May 19, 2015 by helenwaldron
“Germans and social media: it looks like a contradiction in terms at first, but they’ve reengineered it with Xing and I imagine it works for them.”
Xing, of course, is the German version of LinkedIn, a social media platform for professional networking in German.
Deborah had decided to open a Xing account and had already approached several local business people (and had sometimes been rebuffed).
“Look at this one,” she read aloud to him, with tears in her eyes.
““My very dear Ms Jones,
Thank you so much for your offer to network with me. As we all know, having important contacts is so vital a part of our working life nowadays. However, please also understand me when I inform you that I am only able to accept contacts who will further my own professional career and therefore I am unable to accept your kind offer.””
“Yeah, you don’t expect that,” said Speakeasy sympathetically.
“Fancy bothering to write it! Why didn’t he just ignore my contact request if he thought I was that far beneath him? Why do people here have to be so hurtful?”
“No, he’s not being hurtful, Deborah. People here say exactly what they mean. That’s why networking for networking’s sake sits uncomfortably on them. They don’t go “wow!”, “great!”, “fantastic!” to everything. Look, he took the trouble to write to you. He explained why he wasn’t accepting your offer. He went out of his way to be polite (no that’s not irony – that’s an extra delicate tone appropriate for an English speaker). All in all, he definitely meant well.”
German networking was certainly a difficult concept, especially in Hamburg where the people took a strange pride in being very hard to befriend. It might take you decades to get to know me, but once you’re my friend, then you’re my friend for life, they say.
“And is it true?” asked Deborah.
“I don’t know,” laughed Speakeasy. “I’m not dead yet.
“Sometimes I think some of my Xing contacts are, though. I’ve got one contact who posts an incredibly pompous quotation from classical literature once a day and several of his contacts then politely press the “like” button, but in Xing it says “Mr Soandso thinks your contribution is interesting”.

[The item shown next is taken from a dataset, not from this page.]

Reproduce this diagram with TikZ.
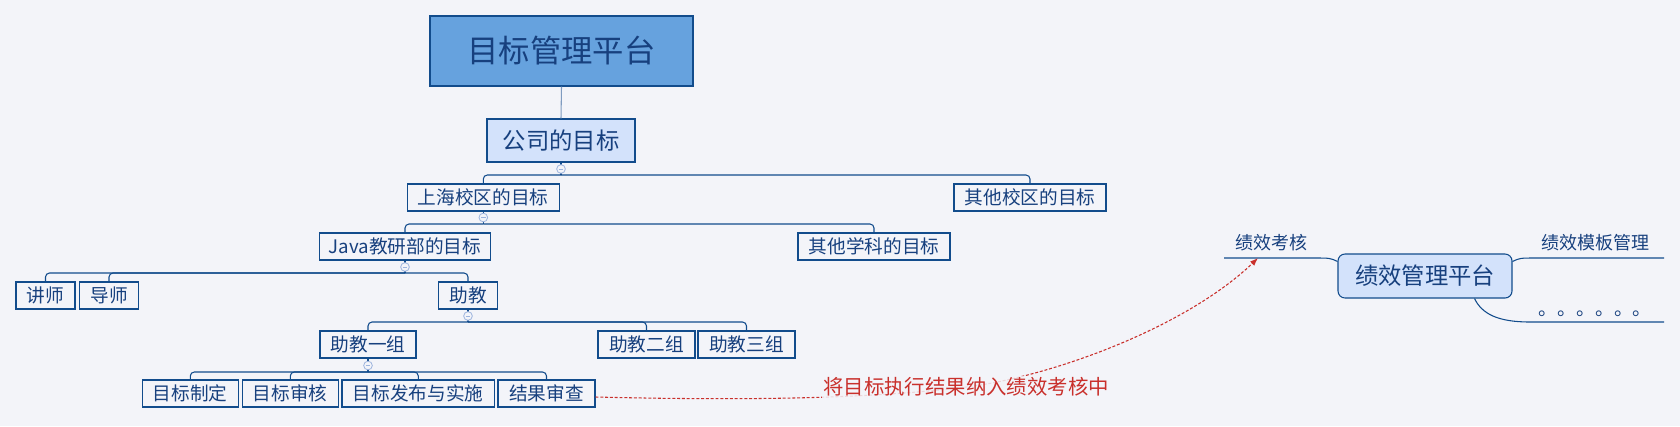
\documentclass[tikz,border=0pt]{standalone}
\usepackage{fontspec}
\setmainfont{Noto Sans CJK SC}
\usetikzlibrary{calc,arrows.meta}
\definecolor{bg}{HTML}{F3F4F9}
\definecolor{navy}{HTML}{124C8C}
\definecolor{txt}{HTML}{17407E}
\definecolor{rootfill}{HTML}{66A2DE}
\definecolor{lightfill}{HTML}{D3E2FB}
\definecolor{circ}{HTML}{9DB4DE}
\definecolor{redc}{HTML}{C9302C}
\definecolor{rootline}{HTML}{7F9BC0}
\tikzset{
  box/.style={draw=navy, line width=0.8pt, fill=bg, text=txt, inner sep=0pt,
    minimum height=20.25pt, font=\fontsize{14}{16}\selectfont},
  conn/.style={draw=navy, line width=0.8pt},
  col/.style={circle, draw=circ, fill=bg, line width=0.6pt, inner sep=0pt, minimum size=6.5pt,
    path picture={\draw[circ, line width=0.5pt] ([xshift=-1.7pt]path picture bounding box.center) -- ([xshift=1.7pt]path picture bounding box.center);}},
  plain/.style={text=txt, inner sep=0pt, font=\fontsize{13.5}{15}\selectfont},
}
\begin{document}
\begin{tikzpicture}[x=0.75pt,y=-0.75pt]
\path[fill=bg] (0,0) rectangle (1680,426);
\useasboundingbox (0,0) rectangle (1680,426);

% nodes
\node[box, fill=rootfill, minimum width=197.25pt, minimum height=52.5pt, font=\fontsize{23.5}{26}\selectfont] (root) at (561.5,51) {目标管理平台};
\node[box, fill=lightfill, minimum width=111pt, minimum height=32.25pt, font=\fontsize{17.5}{20}\selectfont] (co) at (561,140.5) {公司的目标};
\node[box, minimum width=113.6pt] (sh) at (483.3,197.5) {上海校区的目标};
\node[box, minimum width=114pt] (oc) at (1030,197.5) {其他校区的目标};
\node[box, minimum width=127.9pt] (java) at (405,246.5) {Java教研部的目标};
\node[box, minimum width=114pt] (os) at (874,246.5) {其他学科的目标};
\node[box, minimum width=44.25pt] (js) at (45.5,295.5) {讲师};
\node[box, minimum width=44.25pt] (ds) at (109,295.5) {导师};
\node[box, minimum width=44.25pt] (zj) at (468,295.5) {助教};
\node[box, minimum width=72pt] (g1) at (368,344.5) {助教一组};
\node[box, minimum width=72.75pt] (g2) at (646.5,344.5) {助教二组};
\node[box, minimum width=72.75pt] (g3) at (746.5,344.5) {助教三组};
\node[box, minimum width=72.4pt] (t1) at (190.3,393.5) {目标制定};
\node[box, minimum width=72.4pt] (t2) at (290.3,393.5) {目标审核};
\node[box, minimum width=114.5pt] (t3) at (418.3,393.5) {目标发布与实施};
\node[box, minimum width=72.75pt] (t4) at (546.5,393.5) {结果审查};

% tree connectors
\draw[line width=0.8pt, rootline] (root.south) -- (co.north);

\coordinate (j1) at (561,175);
\coordinate (j2) at (483.3,224);
\coordinate (j3) at (405,273);
\coordinate (j4) at (468,322);
\coordinate (j5) at (368,372);

\draw[conn] (co.south) -- (j1);
\draw[conn, rounded corners=3pt] (j1) -| (sh.north);
\draw[conn, rounded corners=3pt] (j1) -| (oc.north);

\draw[conn] (sh.south) -- (j2);
\draw[conn, rounded corners=3pt] (j2) -| (java.north);
\draw[conn, rounded corners=3pt] (j2) -| (os.north);

\draw[conn] (java.south) -- (j3);
\draw[conn, rounded corners=3pt] (j3) -| (js.north);
\draw[conn, rounded corners=3pt] (j3) -| (ds.north);
\draw[conn, rounded corners=3pt] (j3) -| (zj.north);

\draw[conn] (zj.south) -- (j4);
\draw[conn, rounded corners=3pt] (j4) -| (g1.north);
\draw[conn, rounded corners=3pt] (j4) -| (g2.north);
\draw[conn, rounded corners=3pt] (j4) -| (g3.north);

\draw[conn] (g1.south) -- (j5);
\draw[conn, rounded corners=3pt] (j5) -| (t1.north);
\draw[conn, rounded corners=3pt] (j5) -| (t2.north);
\draw[conn, rounded corners=3pt] (j5) -| (t3.north);
\draw[conn, rounded corners=3pt] (j5) -| (t4.north);

% collapse markers
\node[col] (c1) at (561,169) {};
\node[col] (c2) at (483.3,217.5) {};
\node[col] (c3) at (405,267) {};
\node[col] (c4) at (468,316) {};
\node[col] (c5) at (368,365.5) {};

% right side
\node[box, fill=lightfill, rounded corners=5.25pt, minimum width=130.5pt, minimum height=33pt, font=\fontsize{17.5}{20}\selectfont] (pm) at (1425,276) {绩效管理平台};
\node[plain] (kh) at (1271,243) {绩效考核};
\node[plain] (tm) at (1595,243) {绩效模板管理};
\node[plain, anchor=base west, font=\fontsize{14.2}{16}\selectfont] (dots) at (1538,315) {。。。。。。};

\coordinate (pmL) at ($(pm.north west)+(0,8)$);
\coordinate (pmR) at ($(pm.north east)+(0,8)$);
\coordinate (pmB) at ($(pm.south)+(49.5,0)$);
\coordinate (khE) at (1224,258);
\coordinate (tmE) at (1664,258);
\coordinate (dtE) at (1664,322);
\coordinate (khA) at (1258,258);

\draw[conn] (pmL) .. controls (1330,258) .. (1314,258) -- (khE);
\draw[conn] (pmR) .. controls (1520,258) .. (1536,258) -- (tmE);
\draw[conn] (pmB) .. controls (1482,314) and (1498,322) .. (1530,322) -- (dtE);

% red relation
\coordinate (rs) at ($(t4.east)+(0,3.5)$);
\coordinate (lc) at (966,387);
\draw[redc, line width=0.8pt, dash pattern=on 2.2pt off 1.4pt, -{Latex[length=6pt,width=4.5pt]}]
  (rs) .. controls (800,402) and (900,395) .. (lc) .. controls (1050,377) and (1185,328) .. (khA);
\node[fill=bg, fill opacity=0.85, text opacity=1, text=redc, inner sep=1pt, font=\fontsize{15.3}{18}\selectfont] (lbl) at (lc) {将目标执行结果纳入绩效考核中};
\end{tikzpicture}
\end{document}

“A few set up groups for their own advertising purposes and they post their products and services daily with absolutely Teutonic relentlessness. They don’t do feelings and inner kittens and they haven’t really got the hang of marketing, if you ask me.
“Most don’t do anything. Niet, rien, nichts, nada. They’re far too aware that anything they publish on the internet will most likely be stored and used against them at a later date. Data protection and all that.”
“Well they’re not wrong there,” considered Deborah.
“The best thing about Xing is that we live in a town and they organize events where you can go in person and meet people face to face. They invite you via Xing, but I’m not really sure if this counts as social media. It’s more just diary management.
“Socialising is hard in a foreign culture. That’s why our students find small talk in English the hardest area to master.
“And yes,” he added, as Deborah scrolled away the message she no longer perceived as offensive and returned to her profile on her smartphone.
“I do sometimes wonder if they’re doing it on purpose and enjoying themselves when they don’t accept me with open arms.
“On Xing,” he added hastily. “Not face to face.”
Nobody could deny that face to face Speakeasy possessed superior schmoozing skills.
“I sometimes think they’re getting their own back on us for being Speakers of The World’s Most Dominant Business Language.”
“You mean they want to learn English for their jobs but they hate what they think English is doing to their own language.”
“Exactly. They think we’re corrupted their language, but actually they’ve taken over English words and phrases and used them so differently, that we can’t understand them either.
“You know I once posted “Happy Christmas!” (in English) to a translation group I am a member of – nothing else, just those two English words. And the owner of the group took the trouble – like your one – to write back and thank me, but explain that he had deleted my post because the language of the group was German and could I please not use foreign languages as not everyone in the group would be able to understand.”
“”Happy Christmas”? A group of translators are going to be threatened by somebody posting “Happy Christmas” in English?” asked Deborah incredulously.
Speakeasy nodded. “I felt such a colonialist.”